WRITTEN INSTRUCTION — The entries below are to be transcribed in full, without their images.

**** SUPPLIED DATA ****

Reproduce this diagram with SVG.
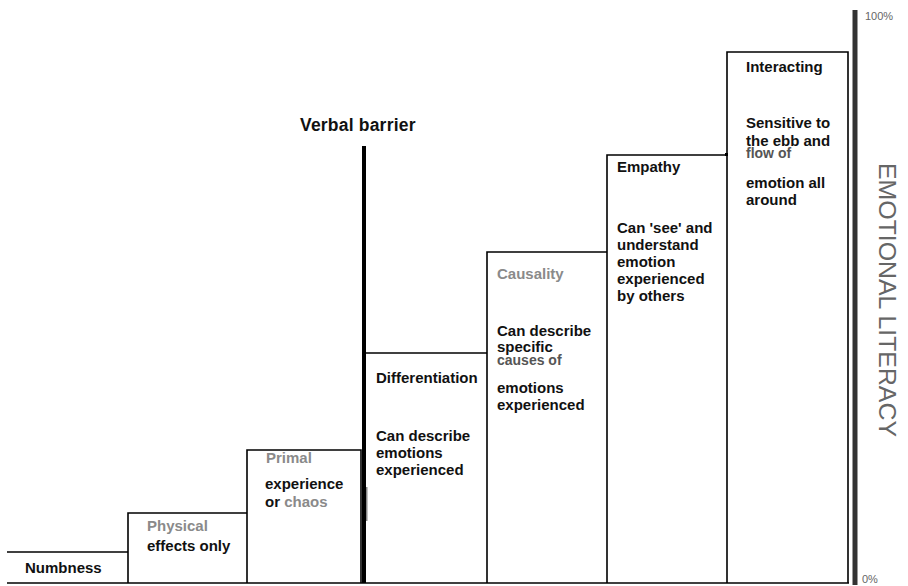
<svg xmlns="http://www.w3.org/2000/svg" width="908" height="586" viewBox="0 0 908 586">
  <style>
    .edge { fill: none; stroke: #000; stroke-width: 1.6; }
    .t { font-family: "Liberation Sans", Arial, sans-serif; font-size: 15px; font-weight: bold; fill: #111; }
    .g { fill: #8a8a8a; }
    .m { fill: #555; font-size: 14px; }
    .axis-lbl { font-family: "Liberation Sans", Arial, sans-serif; fill: #666; }
  </style>
  <rect width="908" height="586" fill="#fff"/>

  <!-- staircase outline -->
  <g id="connectors">
    <path class="edge" d="M7,583 H849"/>
    <path class="edge" d="M7,552 H128"/>
    <path class="edge" d="M128,583 V513 H247"/>
    <path class="edge" d="M247,583 V450 H361 V583"/>
    <path class="edge" d="M366,353 H487"/>
    <path class="edge" d="M487,583 V252 H607"/>
    <path class="edge" d="M607,583 V155 H727"/>
    <path class="edge" d="M727,583 V52 H848 V583"/>
    <rect x="725" y="153" width="3" height="3" fill="#000"/>
  </g>

  <!-- verbal barrier -->
  <g id="verbal-barrier">
    <text class="t" x="300" y="131" style="font-size:17.5px;letter-spacing:0.2px">Verbal barrier</text>
    <rect x="362" y="146" width="4" height="437" fill="#000"/>
    <rect x="366" y="487" width="1.5" height="34" fill="#888"/>
  </g>

  <g id="numbness">
    <text class="t" x="25" y="573">Numbness</text>
  </g>

  <g id="physical">
    <text class="t g" x="147" y="531">Physical</text>
    <text class="t" x="147" y="551">effects only</text>
  </g>

  <g id="primal">
    <text class="t g" x="266" y="463">Primal</text>
    <text class="t" x="265" y="489">experience</text>
    <text class="t" x="265" y="507">or <tspan class="g">chaos</tspan></text>
  </g>

  <g id="differentiation">
    <text class="t" x="376" y="383">Differentiation</text>
    <text class="t" x="376" y="441">Can describe</text>
    <text class="t" x="376" y="458">emotions</text>
    <text class="t" x="376" y="475">experienced</text>
  </g>

  <g id="causality">
    <text class="t g" x="497" y="279">Causality</text>
    <text class="t" x="497" y="336">Can describe</text>
    <text class="t" x="497" y="352">specific</text>
    <text class="t m" x="497" y="365">causes of</text>
    <text class="t" x="497" y="393">emotions</text>
    <text class="t" x="497" y="410">experienced</text>
  </g>

  <g id="empathy">
    <text class="t" x="617" y="172">Empathy</text>
    <text class="t" x="617" y="233">Can 'see' and</text>
    <text class="t" x="617" y="250">understand</text>
    <text class="t" x="617" y="267">emotion</text>
    <text class="t" x="617" y="284">experienced</text>
    <text class="t" x="617" y="301">by others</text>
  </g>

  <g id="interacting">
    <text class="t" x="746" y="72">Interacting</text>
    <text class="t" x="746" y="128">Sensitive to</text>
    <text class="t" x="746" y="146">the ebb and</text>
    <text class="t m" x="746" y="158">flow of</text>
    <text class="t" x="746" y="188">emotion all</text>
    <text class="t" x="746" y="205">around</text>
  </g>

  <!-- literacy scale -->
  <g id="scale">
    <rect x="853" y="10" width="4" height="575" fill="#333"/>
    <rect x="852" y="10" width="1" height="575" fill="#999"/>
    <rect x="857" y="10" width="1" height="575" fill="#999"/>
    <text class="axis-lbl" x="865" y="20" font-size="11">100%</text>
    <text class="axis-lbl" x="862" y="583" font-size="11">0%</text>
    <text class="axis-lbl" font-size="24" fill="#555" transform="translate(879,163) rotate(90)" textLength="274" lengthAdjust="spacingAndGlyphs">EMOTIONAL LITERACY</text>
  </g>
</svg>
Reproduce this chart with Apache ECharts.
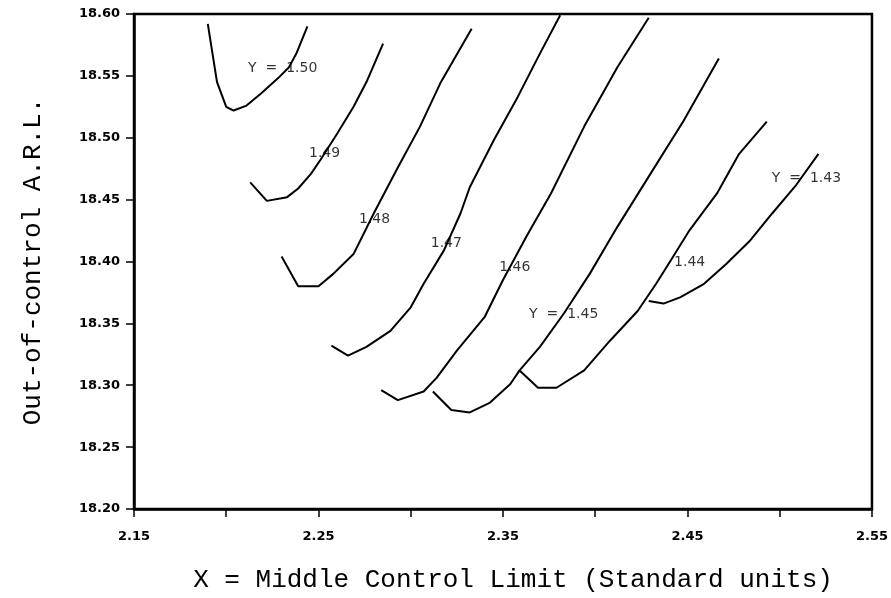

****

FULL ANSWER —
Reproduce this diagram with SVG.
<svg xmlns="http://www.w3.org/2000/svg" width="908" height="586" viewBox="0 0 908 586">
  <style>
    .edge { fill: none; stroke: #000; stroke-width: 1.6; }
    .t { font-family: "Liberation Sans", Arial, sans-serif; font-size: 15px; font-weight: bold; fill: #111; }
    .g { fill: #8a8a8a; }
    .m { fill: #555; font-size: 14px; }
    .axis-lbl { font-family: "Liberation Sans", Arial, sans-serif; fill: #666; }
  </style>
  <rect width="908" height="586" fill="#fff"/>

  <!-- staircase outline -->
  <g id="connectors">
    <path class="edge" d="M7,583 H849"/>
    <path class="edge" d="M7,552 H128"/>
    <path class="edge" d="M128,583 V513 H247"/>
    <path class="edge" d="M247,583 V450 H361 V583"/>
    <path class="edge" d="M366,353 H487"/>
    <path class="edge" d="M487,583 V252 H607"/>
    <path class="edge" d="M607,583 V155 H727"/>
    <path class="edge" d="M727,583 V52 H848 V583"/>
    <rect x="725" y="153" width="3" height="3" fill="#000"/>
  </g>

  <!-- verbal barrier -->
  <g id="verbal-barrier">
    <text class="t" x="300" y="131" style="font-size:17.5px;letter-spacing:0.2px">Verbal barrier</text>
    <rect x="362" y="146" width="4" height="437" fill="#000"/>
    <rect x="366" y="487" width="1.5" height="34" fill="#888"/>
  </g>

  <g id="numbness">
    <text class="t" x="25" y="573">Numbness</text>
  </g>

  <g id="physical">
    <text class="t g" x="147" y="531">Physical</text>
    <text class="t" x="147" y="551">effects only</text>
  </g>

  <g id="primal">
    <text class="t g" x="266" y="463">Primal</text>
    <text class="t" x="265" y="489">experience</text>
    <text class="t" x="265" y="507">or <tspan class="g">chaos</tspan></text>
  </g>

  <g id="differentiation">
    <text class="t" x="376" y="383">Differentiation</text>
    <text class="t" x="376" y="441">Can describe</text>
    <text class="t" x="376" y="458">emotions</text>
    <text class="t" x="376" y="475">experienced</text>
  </g>

  <g id="causality">
    <text class="t g" x="497" y="279">Causality</text>
    <text class="t" x="497" y="336">Can describe</text>
    <text class="t" x="497" y="352">specific</text>
    <text class="t m" x="497" y="365">causes of</text>
    <text class="t" x="497" y="393">emotions</text>
    <text class="t" x="497" y="410">experienced</text>
  </g>

  <g id="empathy">
    <text class="t" x="617" y="172">Empathy</text>
    <text class="t" x="617" y="233">Can 'see' and</text>
    <text class="t" x="617" y="250">understand</text>
    <text class="t" x="617" y="267">emotion</text>
    <text class="t" x="617" y="284">experienced</text>
    <text class="t" x="617" y="301">by others</text>
  </g>

  <g id="interacting">
    <text class="t" x="746" y="72">Interacting</text>
    <text class="t" x="746" y="128">Sensitive to</text>
    <text class="t" x="746" y="146">the ebb and</text>
    <text class="t m" x="746" y="158">flow of</text>
    <text class="t" x="746" y="188">emotion all</text>
    <text class="t" x="746" y="205">around</text>
  </g>

  <!-- literacy scale -->
  <g id="scale">
    <rect x="853" y="10" width="4" height="575" fill="#333"/>
    <rect x="852" y="10" width="1" height="575" fill="#999"/>
    <rect x="857" y="10" width="1" height="575" fill="#999"/>
    <text class="axis-lbl" x="865" y="20" font-size="11">100%</text>
    <text class="axis-lbl" x="862" y="583" font-size="11">0%</text>
    <text class="axis-lbl" font-size="24" fill="#555" transform="translate(879,163) rotate(90)" textLength="274" lengthAdjust="spacingAndGlyphs">EMOTIONAL LITERACY</text>
  </g>
</svg>
Reproduce this chart with Apache ECharts.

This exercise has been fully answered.